As we reflect on the simple candle as an image of our Christian life, we also recognise that the flame is generated only as it feeds off the candle. The candle sacrifices itself so there may be light and hope and festivity. Candles die in order to give light. The candle gives of itself in order that there may be light. Therefore, like the candle, we too are called to give of something so that there may be light for others. There is a cost to faith, and the cost is our own selves. It demands the involvement of our whole self, and not just part of our selves. If the candle were to say, “This much and no more,” the flame would simply die. So it is with us. The whole of ourselves has to be involved in the project of discipleship and faith, if our lives are to become bearers of Christ’s light in the world. Without the involvement of the whole candle, the flame cannot burn as it could. Without the whole of ourselves involved, the flame of faith cannot burn in our own hearts as it could.

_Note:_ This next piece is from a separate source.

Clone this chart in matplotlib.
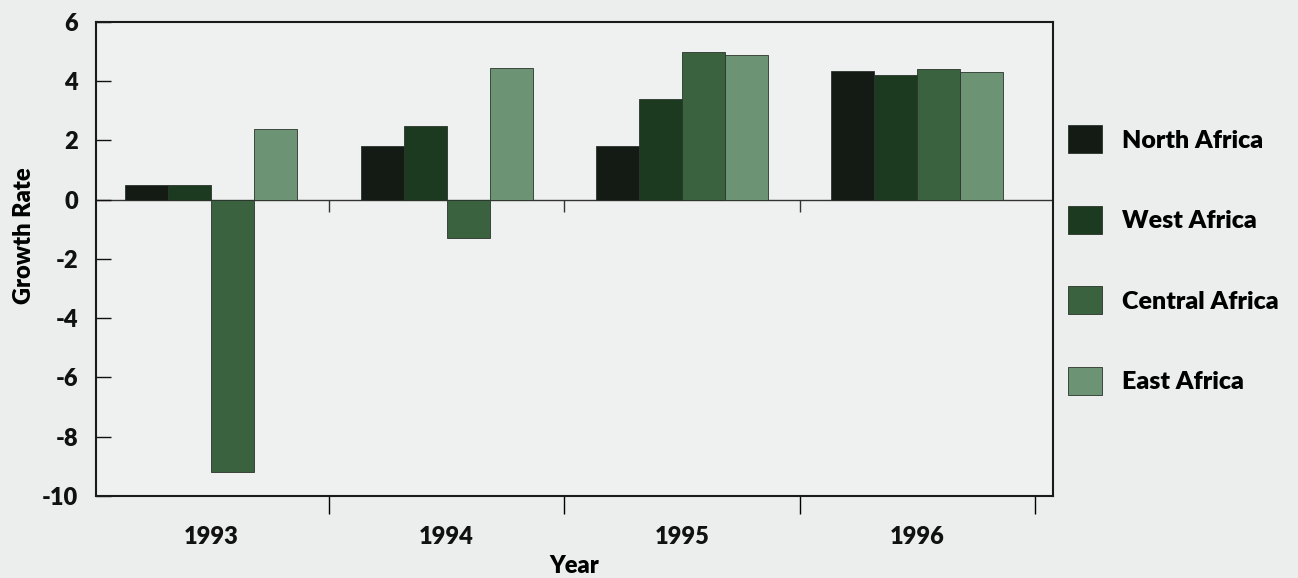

On this day, then, perhaps each of us might actually light a candle. Let this candle evoke in our imaginations a whole life: the life of Jesus alive in our hearts, our own life of faith and witness, and a life which is most dear to us – for all three are so closely united. In that single flame which we watch in all our uncertainty, may the peace of genuine hope be truly ours.
 Patrick Woodhouse, “A Light in the Dark,” The Tablet (1 February 2020), 6.
 Woodhouse, “A Light in the Dark,” 7.